Example: Instead of showing a subscription pop-up within 3 seconds, wait until the user:
Scroll 75% down a blog
Returns to the site for a second visit
Views multiple resources (signals intent)
Fixing It: Smarter Timing, Frequency Capping, and User-Friendly Design
- Timing Matters
- Delay pop-ups until user engagement is demonstrated
- Avoid modals on first page view unless required (e.g., compliance)
- Frequency Capping
- Limit how often modals appear (e.g., once every 7 days per user/session)
- Use cookies/local storage to remember user decisions
- Non-Modal Consent UX
- Use banner-style cookie notices instead of page-blocking overlays
- Include “Learn more” or “Manage settings” with equal visual weight
- Make decline/deny options just as accessible as accept.
- Contextual Triggers
- Personalize pop-up content based on user behavior or page type
Example: After a user reads 2 blog posts on a topic, offer a gated PDF on that same topic, not a generic ebook
Conclusion
If your users are dropping off, bouncing out, or rage-clicking their way through your site, it’s not because they’re impatient—it’s because your experience is under-delivering. Every friction point—from slow load times and cluttered navigation to tone-deaf content and intrusive popups—is a moment where your site fails to meet their intent, context, or expectations. But here’s the upside: every source of frustration is also an opportunity.
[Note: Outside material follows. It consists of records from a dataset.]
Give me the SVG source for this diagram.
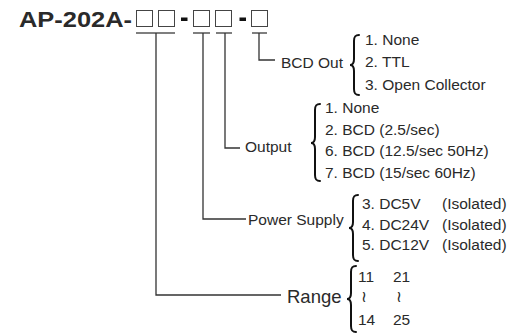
<svg xmlns="http://www.w3.org/2000/svg" width="514" height="333" viewBox="0 0 514 333">
<style>
text{font-family:"Liberation Sans",Arial,sans-serif;fill:#2a2a2a}
.t{font-size:15.5px}
.r{font-size:18.5px}
.box{fill:none;stroke:#444;stroke-width:1}
.ul{stroke:#555;stroke-width:1.5;fill:none}
.ln{stroke:#333;stroke-width:1.3;fill:none}
.br{stroke:#111;stroke-width:2;fill:none;stroke-linecap:round}
</style>
<rect width="514" height="333" fill="#fff"/>
<g id="title">
<text x="19" y="27" font-size="22" font-weight="bold" fill="#111" textLength="113" lengthAdjust="spacingAndGlyphs">AP-202A-</text>
<rect class="box" x="136.5" y="10.5" width="16" height="16"/>
<rect class="box" x="158.5" y="10.5" width="16" height="16"/>
<rect x="181" y="17.5" width="6.5" height="3.5" fill="#111"/>
<rect class="box" x="193.5" y="10.5" width="16" height="16"/>
<rect class="box" x="215.5" y="10.5" width="16" height="16"/>
<rect x="239.5" y="17.5" width="6.5" height="3.5" fill="#111"/>
<rect class="box" x="251.5" y="10.5" width="16" height="16"/>
</g>
<g id="connectors">
<path class="ul" d="M136 33H175M193 33H210M216 33H232M252 33H267"/>
<path class="ln" d="M156 33V295H281"/>
<path class="ln" d="M203 33V219H246"/>
<path class="ln" d="M225 33V148H240"/>
<path class="ln" d="M259 33V60H275"/>
</g>
<g id="bcd-out">
<text class="t" x="281" y="68">BCD Out</text>
<path class="br" d="M359 35C355 35 354 37 354 41V59C354 63 353 65 350 65C353 65 354 67 354 71V89C354 93 355 95 359 95"/>
<text class="t" x="365" y="45">1. None</text>
<text class="t" x="365" y="67">2. TTL</text>
<text class="t" x="365" y="90">3. Open Collector</text>
</g>
<g id="output">
<text class="t" x="245" y="152">Output</text>
<path class="br" d="M320 104C316 104 315 106 315 110V137C315 141 314 143 311 143C314 143 315 145 315 149V175C315 179 316 181 320 181"/>
<text class="t" x="325" y="113">1. None</text>
<text class="t" x="325" y="134.5">2. BCD (2.5/sec)</text>
<text class="t" x="325" y="156">6. BCD (12.5/sec 50Hz)</text>
<text class="t" x="325" y="177.5">7. BCD (15/sec 60Hz)</text>
</g>
<g id="power-supply">
<text class="t" x="248" y="225">Power Supply</text>
<path class="br" d="M358 195C354 195 353 197 353 201V222C353 226 352 228 349 228C352 228 353 230 353 234V255C353 259 354 261 358 261"/>
<text class="t" x="362" y="209">3. DC5V<tspan x="442">(Isolated)</tspan></text>
<text class="t" x="362" y="229.5">4. DC24V <tspan x="442">(Isolated)</tspan></text>
<text class="t" x="362" y="250">5. DC12V <tspan x="442">(Isolated)</tspan></text>
</g>
<g id="range">
<text class="r" x="287" y="303">Range</text>
<path class="br" d="M356 266C352 266 351 268 351 272V293C351 297 350 299 347 299C350 299 351 301 351 305V326C351 330 352 332 356 332"/>
<text class="t" x="358" y="282">11</text>
<text class="t" x="393" y="282">21</text>
<text class="t" x="361" y="302" font-size="11">≀</text>
<text class="t" x="396" y="302" font-size="11">≀</text>
<text class="t" x="358" y="325">14</text>
<text class="t" x="393" y="325">25</text>
</g>
</svg>
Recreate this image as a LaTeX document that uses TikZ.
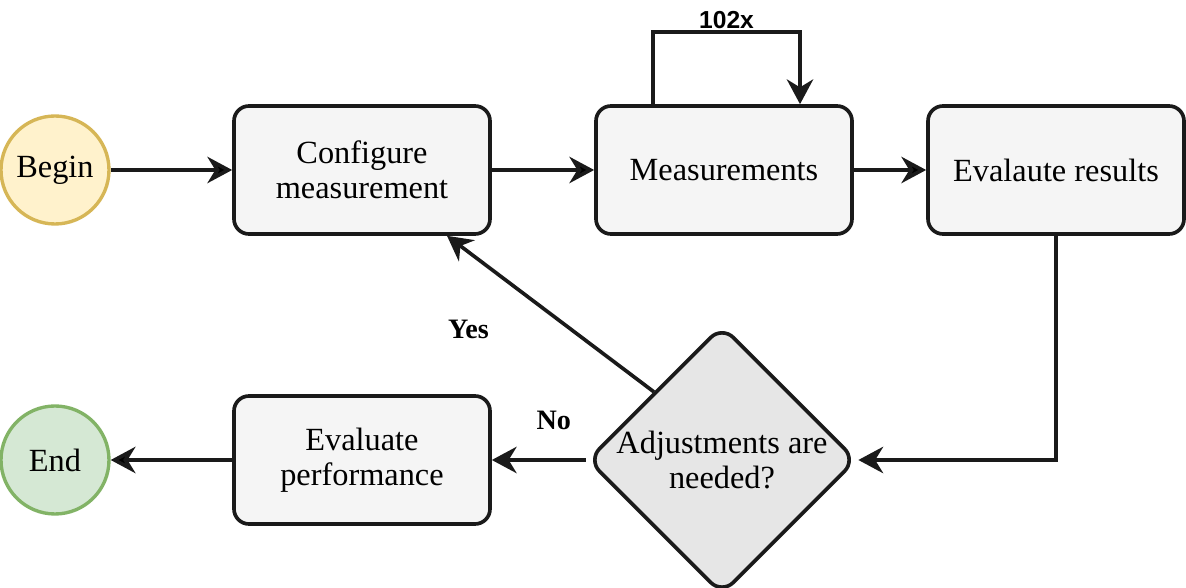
\documentclass[tikz,border=0pt]{standalone}
\usepackage{fontspec}
\setmainfont{Liberation Serif}
\setsansfont{Liberation Sans}
\usepackage{tikz}
\usetikzlibrary{arrows.meta,shapes.geometric}
\usepackage{xcolor}
\definecolor{beginfill}{HTML}{FFF2CC}
\definecolor{begindraw}{HTML}{D6B656}
\definecolor{endfill}{HTML}{D5E8D4}
\definecolor{enddraw}{HTML}{82B366}
\definecolor{boxfill}{HTML}{F5F5F5}
\definecolor{decfill}{HTML}{E6E6E6}
\definecolor{linecol}{HTML}{1A1A1A}

\begin{document}
\begin{tikzpicture}[font=\fontsize{23}{25}\selectfont]
\tikzset{mybox/.style={draw=linecol, fill=boxfill, line width=2.6pt, rounded corners=0.375cm, minimum width=6.4cm, minimum height=3.2cm, align=center} }
\tikzset{myterm/.style={circle, line width=2.4pt, minimum size=2.7cm, inner sep=0pt} }
\tikzset{mydecision/.style={diamond, draw=linecol, fill=decfill, line width=2.6pt, rounded corners=0.4cm, minimum width=6.675cm, minimum height=6.45cm, inner sep=0pt, align=center} }
\tikzset{>={Stealth[length=0.62cm, width=0.66cm, inset=0.2cm]}}
\tikzset{myarrow/.style={->, draw=linecol, line width=2.6pt} }
\useasboundingbox (0,0) rectangle (29.65,14.7);
\node[myterm, draw=begindraw, fill=beginfill] (begin) at (1.375,10.45) {Begin};
\node[mybox] (conf) at (9.05,10.45)  {Configure\\measurement};
\node[mybox] (meas) at (18.1,10.45)  {Measurements};
\node[mybox] (evres) at (26.4,10.45) {Evalaute results};
\node[mydecision] (adj) at (18.05,3.2) {Adjustments are\\needed?};
\node[mybox] (evperf) at (9.05,3.2) {Evaluate\\performance};
\node[myterm, draw=enddraw, fill=endfill] (end) at (1.375,3.2) {End};
\path[myarrow] (begin) edge (conf);
\path[myarrow] (conf) edge (meas);
\path[myarrow] (meas) edge (evres);
\draw[myarrow] ([xshift=-1.775cm]meas.north) -- ++(0,1.8cm) -| node[pos=0.25, above, yshift=-2pt, font=\sffamily\bfseries\fontsize{17.5}{20}\selectfont] {102x} ([xshift=1.9cm]meas.north);
\draw[myarrow] (evres.south) |- (adj.east);
\draw[myarrow] (adj.west) -- node[pos=0.34, yshift=1cm, font=\bfseries\fontsize{20}{22}\selectfont] {No} (evperf.east);
\draw[myarrow] (adj.north west) -- node[midway, xshift=-2.05cm, yshift=-0.4cm, font=\bfseries\fontsize{20}{22}\selectfont] {Yes} ([xshift=2.125cm]conf.south);
\path[myarrow] (evperf) edge (end);
\end{tikzpicture}
\end{document}
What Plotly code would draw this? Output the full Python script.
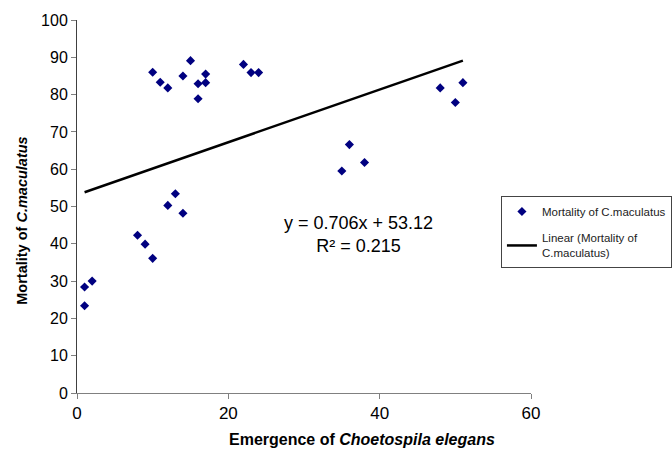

A lagging site can become lightning-fast with the right performance optimizations. A generic page can become a high-converting experience with behavioral personalization. A confusing form can become a smooth, guided conversion path with just a few UX best practices. The fix isn’t about flashy redesigns—it’s about reducing cognitive load, honoring user signals, and building journeys that adapt in real time. The most successful digital teams treat user frustration as actionable data, not random noise. They listen. They test. They personalize. And most importantly, they never assume a visitor will work harder than the website itself. In a world of infinite choice, the easiest experience wins. Make sure yours is one of them.